● DIRECTIVE: Using the data below, copy each line that includes the word "this".

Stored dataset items
....

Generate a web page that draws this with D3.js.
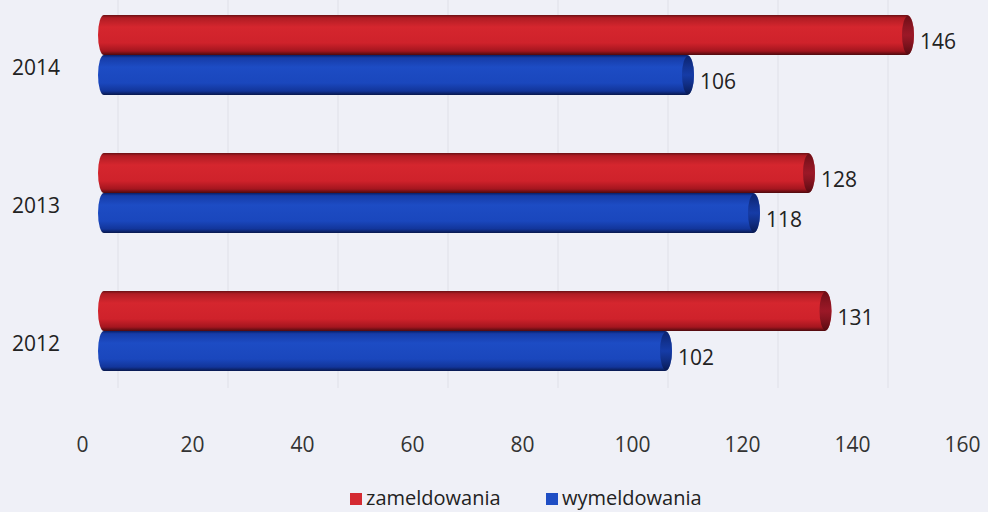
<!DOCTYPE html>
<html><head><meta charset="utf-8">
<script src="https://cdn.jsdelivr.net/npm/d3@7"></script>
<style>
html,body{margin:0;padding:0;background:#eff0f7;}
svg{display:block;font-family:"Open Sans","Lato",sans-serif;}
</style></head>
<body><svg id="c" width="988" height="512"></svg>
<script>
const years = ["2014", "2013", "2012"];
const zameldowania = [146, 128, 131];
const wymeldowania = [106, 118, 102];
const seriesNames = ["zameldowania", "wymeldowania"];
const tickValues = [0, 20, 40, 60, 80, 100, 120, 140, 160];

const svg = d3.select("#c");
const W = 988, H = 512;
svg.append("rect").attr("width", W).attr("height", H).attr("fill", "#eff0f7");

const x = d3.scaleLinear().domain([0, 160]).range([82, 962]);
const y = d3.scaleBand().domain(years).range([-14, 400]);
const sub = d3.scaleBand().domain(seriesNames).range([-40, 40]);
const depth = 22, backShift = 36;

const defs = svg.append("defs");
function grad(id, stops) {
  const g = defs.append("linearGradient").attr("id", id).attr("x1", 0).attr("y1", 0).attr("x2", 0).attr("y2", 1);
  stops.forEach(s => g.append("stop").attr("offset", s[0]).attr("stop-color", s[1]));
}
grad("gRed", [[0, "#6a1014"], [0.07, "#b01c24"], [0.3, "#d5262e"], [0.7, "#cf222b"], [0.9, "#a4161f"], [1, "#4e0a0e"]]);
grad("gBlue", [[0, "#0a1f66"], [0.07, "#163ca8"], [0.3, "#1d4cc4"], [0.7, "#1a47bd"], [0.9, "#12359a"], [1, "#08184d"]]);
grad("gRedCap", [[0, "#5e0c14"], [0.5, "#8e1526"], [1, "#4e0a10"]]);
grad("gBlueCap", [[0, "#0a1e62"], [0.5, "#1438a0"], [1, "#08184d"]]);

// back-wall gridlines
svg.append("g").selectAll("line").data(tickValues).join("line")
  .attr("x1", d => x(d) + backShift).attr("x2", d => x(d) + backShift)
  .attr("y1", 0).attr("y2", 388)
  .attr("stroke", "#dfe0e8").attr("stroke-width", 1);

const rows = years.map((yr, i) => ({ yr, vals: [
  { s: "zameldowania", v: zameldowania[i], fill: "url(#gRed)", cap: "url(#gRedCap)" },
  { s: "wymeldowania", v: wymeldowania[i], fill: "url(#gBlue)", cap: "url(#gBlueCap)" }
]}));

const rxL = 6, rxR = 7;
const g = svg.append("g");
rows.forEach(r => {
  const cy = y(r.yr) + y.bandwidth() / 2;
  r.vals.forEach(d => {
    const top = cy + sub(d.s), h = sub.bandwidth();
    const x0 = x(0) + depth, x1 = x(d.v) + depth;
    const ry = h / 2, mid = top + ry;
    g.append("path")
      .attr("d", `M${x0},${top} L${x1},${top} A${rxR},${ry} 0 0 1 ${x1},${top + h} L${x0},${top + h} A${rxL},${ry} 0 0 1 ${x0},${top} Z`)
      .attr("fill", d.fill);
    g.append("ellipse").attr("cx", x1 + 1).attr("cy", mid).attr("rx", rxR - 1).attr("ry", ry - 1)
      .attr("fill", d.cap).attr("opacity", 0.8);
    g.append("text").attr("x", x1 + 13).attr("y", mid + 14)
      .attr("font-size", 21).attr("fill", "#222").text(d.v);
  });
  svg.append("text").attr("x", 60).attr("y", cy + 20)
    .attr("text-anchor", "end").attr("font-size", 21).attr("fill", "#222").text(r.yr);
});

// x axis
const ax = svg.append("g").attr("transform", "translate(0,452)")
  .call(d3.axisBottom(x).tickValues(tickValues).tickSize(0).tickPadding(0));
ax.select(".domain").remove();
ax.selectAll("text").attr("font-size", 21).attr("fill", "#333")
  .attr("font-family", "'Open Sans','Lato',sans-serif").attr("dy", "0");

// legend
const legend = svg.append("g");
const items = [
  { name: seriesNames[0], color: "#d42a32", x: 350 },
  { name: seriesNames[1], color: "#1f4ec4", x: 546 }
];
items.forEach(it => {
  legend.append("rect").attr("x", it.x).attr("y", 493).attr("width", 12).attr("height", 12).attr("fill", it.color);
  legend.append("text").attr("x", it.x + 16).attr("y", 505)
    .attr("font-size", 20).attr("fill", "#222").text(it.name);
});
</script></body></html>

....

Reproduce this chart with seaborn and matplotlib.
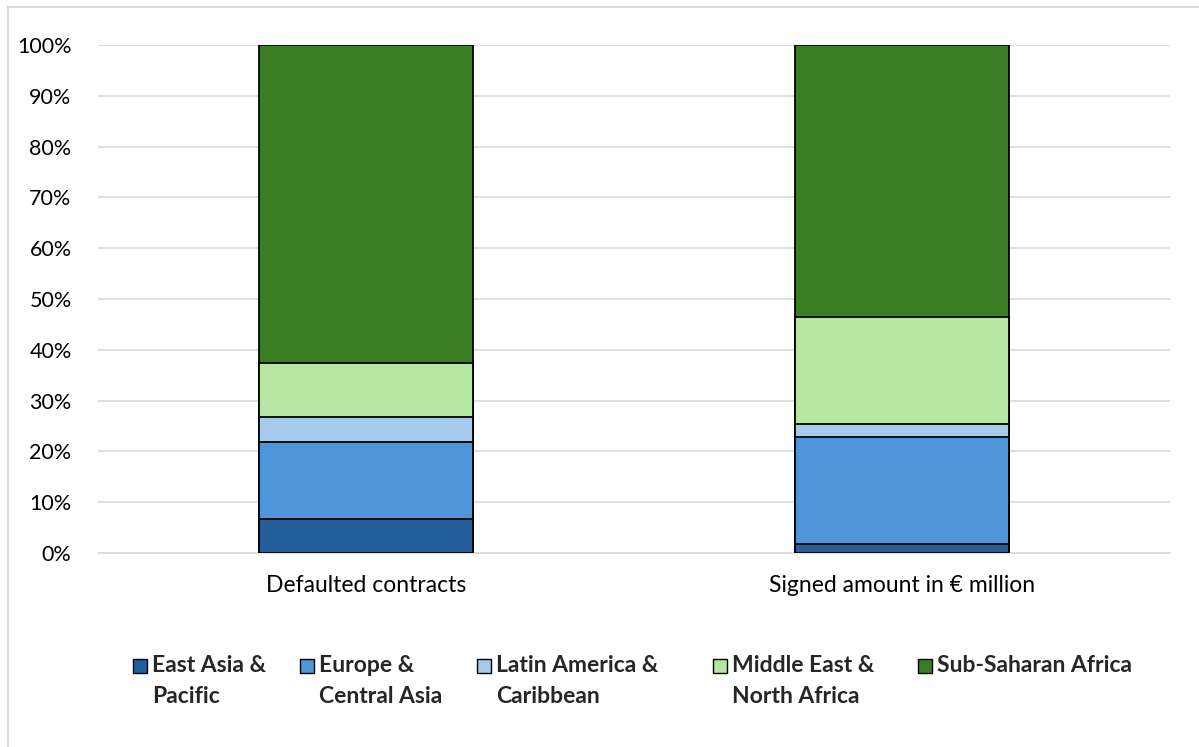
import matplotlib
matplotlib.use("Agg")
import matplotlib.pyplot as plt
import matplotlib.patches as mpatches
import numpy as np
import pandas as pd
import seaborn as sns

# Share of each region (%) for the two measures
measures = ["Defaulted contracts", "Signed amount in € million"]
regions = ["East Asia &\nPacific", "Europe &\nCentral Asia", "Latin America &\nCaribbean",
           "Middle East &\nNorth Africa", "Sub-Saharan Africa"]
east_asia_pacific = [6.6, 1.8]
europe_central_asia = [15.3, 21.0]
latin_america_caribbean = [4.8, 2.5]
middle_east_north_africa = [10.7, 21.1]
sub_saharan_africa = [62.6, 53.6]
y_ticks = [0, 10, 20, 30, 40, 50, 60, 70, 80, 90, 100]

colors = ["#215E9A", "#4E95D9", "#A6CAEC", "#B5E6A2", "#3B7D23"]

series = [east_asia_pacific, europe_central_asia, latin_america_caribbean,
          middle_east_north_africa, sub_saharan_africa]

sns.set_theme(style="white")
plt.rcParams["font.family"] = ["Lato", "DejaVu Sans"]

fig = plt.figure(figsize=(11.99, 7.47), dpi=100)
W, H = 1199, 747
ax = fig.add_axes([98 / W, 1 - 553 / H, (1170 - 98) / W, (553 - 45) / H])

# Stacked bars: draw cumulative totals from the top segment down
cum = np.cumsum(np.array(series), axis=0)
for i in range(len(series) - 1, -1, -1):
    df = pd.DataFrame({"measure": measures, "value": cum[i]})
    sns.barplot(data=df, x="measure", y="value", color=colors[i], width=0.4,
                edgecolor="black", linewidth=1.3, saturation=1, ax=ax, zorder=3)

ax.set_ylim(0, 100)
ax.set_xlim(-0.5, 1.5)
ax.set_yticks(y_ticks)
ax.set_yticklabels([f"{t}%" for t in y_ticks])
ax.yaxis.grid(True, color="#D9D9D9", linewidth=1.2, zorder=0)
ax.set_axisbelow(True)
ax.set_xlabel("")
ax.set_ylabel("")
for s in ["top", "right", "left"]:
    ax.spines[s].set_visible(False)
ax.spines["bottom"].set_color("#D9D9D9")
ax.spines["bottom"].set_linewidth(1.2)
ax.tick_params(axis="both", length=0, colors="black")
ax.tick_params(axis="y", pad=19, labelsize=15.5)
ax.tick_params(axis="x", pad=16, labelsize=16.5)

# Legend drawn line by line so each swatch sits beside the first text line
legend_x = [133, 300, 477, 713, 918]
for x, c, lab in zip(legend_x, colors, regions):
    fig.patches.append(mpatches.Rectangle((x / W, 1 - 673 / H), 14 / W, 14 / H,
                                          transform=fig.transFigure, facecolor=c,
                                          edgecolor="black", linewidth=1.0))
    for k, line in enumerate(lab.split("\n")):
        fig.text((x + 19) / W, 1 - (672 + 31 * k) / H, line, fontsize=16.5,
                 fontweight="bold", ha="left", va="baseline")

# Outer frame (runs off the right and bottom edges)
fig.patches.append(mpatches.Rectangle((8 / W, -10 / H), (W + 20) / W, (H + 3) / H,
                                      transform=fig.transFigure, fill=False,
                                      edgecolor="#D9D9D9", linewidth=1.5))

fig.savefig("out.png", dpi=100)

....

● CORRECT RESPONSE:
Generate a web page that draws this with D3.js.
Reproduce this chart with seaborn and matplotlib.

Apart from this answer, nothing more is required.